WHAT TO PRODUCE >>
Only the lines from the start of the data through the line containing "['#a0565d', '#bf8185', '#cccccc', '#7891a9', '#486b8c'];" should be written out, exactly as they are, with both ends included and the pictures left out.

RECORDED DATA >>
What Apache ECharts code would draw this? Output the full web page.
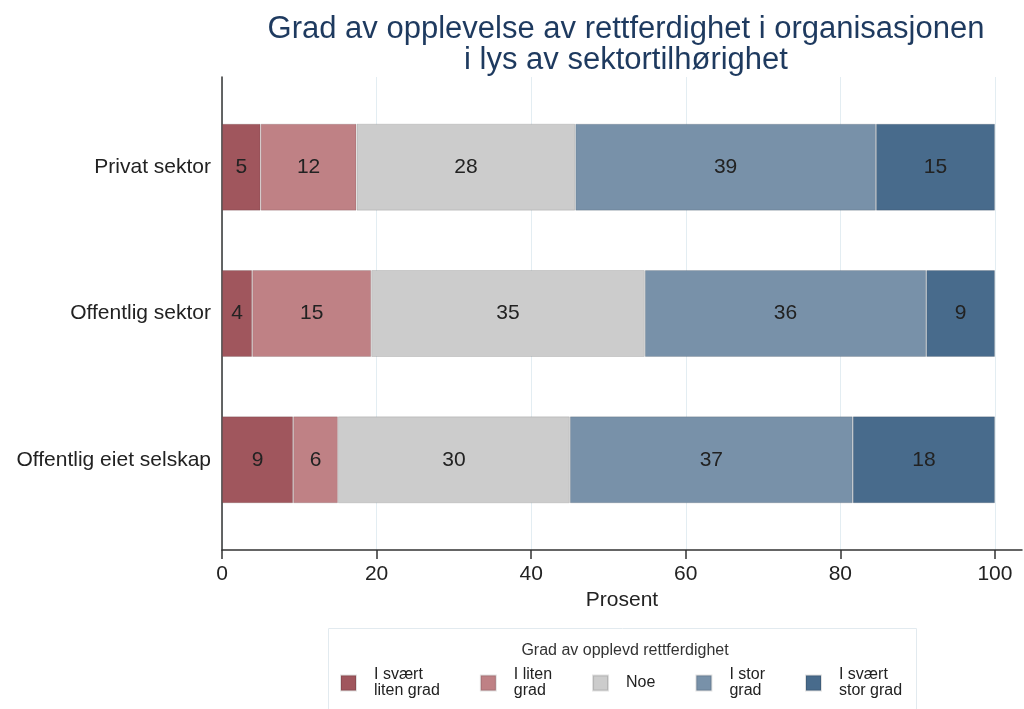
<!DOCTYPE html>
<html>
<head>
<meta charset="utf-8">
<script src="https://cdn.jsdelivr.net/npm/echarts@6/dist/echarts.min.js"></script>
<style>html,body{margin:0;padding:0;background:#fff}#c{width:1024px;height:709px}</style>
</head>
<body>
<div id="c"></div>
<script>
var categories = ['Privat sektor', 'Offentlig sektor', 'Offentlig eiet selskap'];
var seriesNames = ['I svært liten grad', 'I liten grad', 'Noe', 'I stor grad', 'I svært stor grad'];
var legendLabels = ['I svært\nliten grad', 'I liten\ngrad', 'Noe', 'I stor\ngrad', 'I svært\nstor grad'];
var sVeryLow = [5.0, 3.9, 9.2];
var sLow = [12.4, 15.4, 5.8];
var sSome = [28.3, 35.4, 30.0];
var sHigh = [38.9, 36.4, 36.6];
var sVeryHigh = [15.4, 8.9, 18.4];
var xTicks = [0, 20, 40, 60, 80, 100];
var colors = ['#a0565d', '#bf8185', '#cccccc', '#7891a9', '#486b8c'];

var seriesData = [sVeryLow, sLow, sSome, sHigh, sVeryHigh];
var font = '"Liberation Sans", Arial, sans-serif';
var chart = echarts.init(document.getElementById('c'));

var series = seriesData.map(function (d, i) {
  return {
    name: seriesNames[i], type: 'bar', stack: 'tot',
    xAxisIndex: 0, yAxisIndex: 0, barWidth: 87,
    itemStyle: { color: colors[i], borderColor: 'rgba(0,0,0,0.12)', borderWidth: 1 },
    label: {
      show: true, position: 'inside', color: '#222', fontSize: 21, fontFamily: font,
      formatter: function (p) { return Math.round(p.value); }
    },
    data: d
  };
});

chart.setOption({
  animation: false,
  backgroundColor: '#fff',
  title: [{
    text: 'Grad av opplevelse av rettferdighet i organisasjonen\ni lys av sektortilhørighet',
    left: 621, top: 9, textAlign: 'center',
    textStyle: { color: '#1e3a5f', fontSize: 31, fontWeight: 'normal', fontFamily: font, lineHeight: 31 }
  }, {
    text: 'Grad av opplevd rettferdighet',
    left: 620, top: 638, textAlign: 'center',
    textStyle: { color: '#333', fontSize: 16, fontWeight: 'normal', fontFamily: font }
  }],
  graphic: [{
    type: 'rect', shape: { x: 328.5, y: 628.5, width: 588, height: 90 },
    style: { fill: 'none', stroke: '#e2eaef', lineWidth: 1 }, z: -1
  }],
  legend: {
    data: seriesNames, left: 340, top: 667, padding: 0,
    itemWidth: 15, itemHeight: 15, itemGap: 40, icon: 'rect',
    formatter: function (n) { return legendLabels[seriesNames.indexOf(n)]; },
    textStyle: { fontSize: 16, lineHeight: 16, color: '#222', fontFamily: font, padding: [0, 0, 0, 13] }
  },
  grid: [
    { left: 222, width: 773, top: 94, height: 439 },
    { left: 222, width: 773, top: 77, height: 473 },
    { left: 222, right: 2, top: 77, height: 473 }
  ],
  xAxis: [
    { gridIndex: 0, type: 'value', min: 0, max: 100, show: false },
    { gridIndex: 1, type: 'value', min: 0, max: 100, interval: 20,
      axisLine: { show: false }, axisTick: { show: false }, axisLabel: { show: false },
      splitLine: { show: true, lineStyle: { color: '#e3edf2', width: 1 } } },
    { gridIndex: 2, type: 'value', min: 0, max: 103.5,
      axisLine: { show: true, onZero: false, lineStyle: { color: '#333', width: 1.5 } },
      axisTick: { show: true, length: 9, customValues: xTicks, lineStyle: { color: '#333', width: 1.5 } },
      axisLabel: { show: true, customValues: xTicks, fontSize: 21, color: '#222', fontFamily: font, margin: 14 },
      splitLine: { show: false },
      name: 'Prosent', nameLocation: 'middle', nameGap: 40,
      nameTextStyle: { fontSize: 21, color: '#222', fontFamily: font } }
  ],
  yAxis: [
    { gridIndex: 0, type: 'category', data: categories, inverse: true,
      axisLine: { show: false }, axisTick: { show: false },
      axisLabel: { fontSize: 21, color: '#222', fontFamily: font, margin: 11 } },
    { gridIndex: 1, type: 'value', show: false },
    { gridIndex: 2, type: 'value', min: 0, max: 1,
      axisLine: { show: true, onZero: false, lineStyle: { color: '#333', width: 1.5 } },
      axisTick: { show: false }, axisLabel: { show: false }, splitLine: { show: false } }
  ],
  series: series
});
</script>
</body>
</html>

COMPLETED EXERCISE >>
What Apache ECharts code would draw this? Output the full web page.
<!DOCTYPE html>
<html>
<head>
<meta charset="utf-8">
<script src="https://cdn.jsdelivr.net/npm/echarts@6/dist/echarts.min.js"></script>
<style>html,body{margin:0;padding:0;background:#fff}#c{width:1024px;height:709px}</style>
</head>
<body>
<div id="c"></div>
<script>
var categories = ['Privat sektor', 'Offentlig sektor', 'Offentlig eiet selskap'];
var seriesNames = ['I svært liten grad', 'I liten grad', 'Noe', 'I stor grad', 'I svært stor grad'];
var legendLabels = ['I svært\nliten grad', 'I liten\ngrad', 'Noe', 'I stor\ngrad', 'I svært\nstor grad'];
var sVeryLow = [5.0, 3.9, 9.2];
var sLow = [12.4, 15.4, 5.8];
var sSome = [28.3, 35.4, 30.0];
var sHigh = [38.9, 36.4, 36.6];
var sVeryHigh = [15.4, 8.9, 18.4];
var xTicks = [0, 20, 40, 60, 80, 100];
var colors = ['#a0565d', '#bf8185', '#cccccc', '#7891a9', '#486b8c'];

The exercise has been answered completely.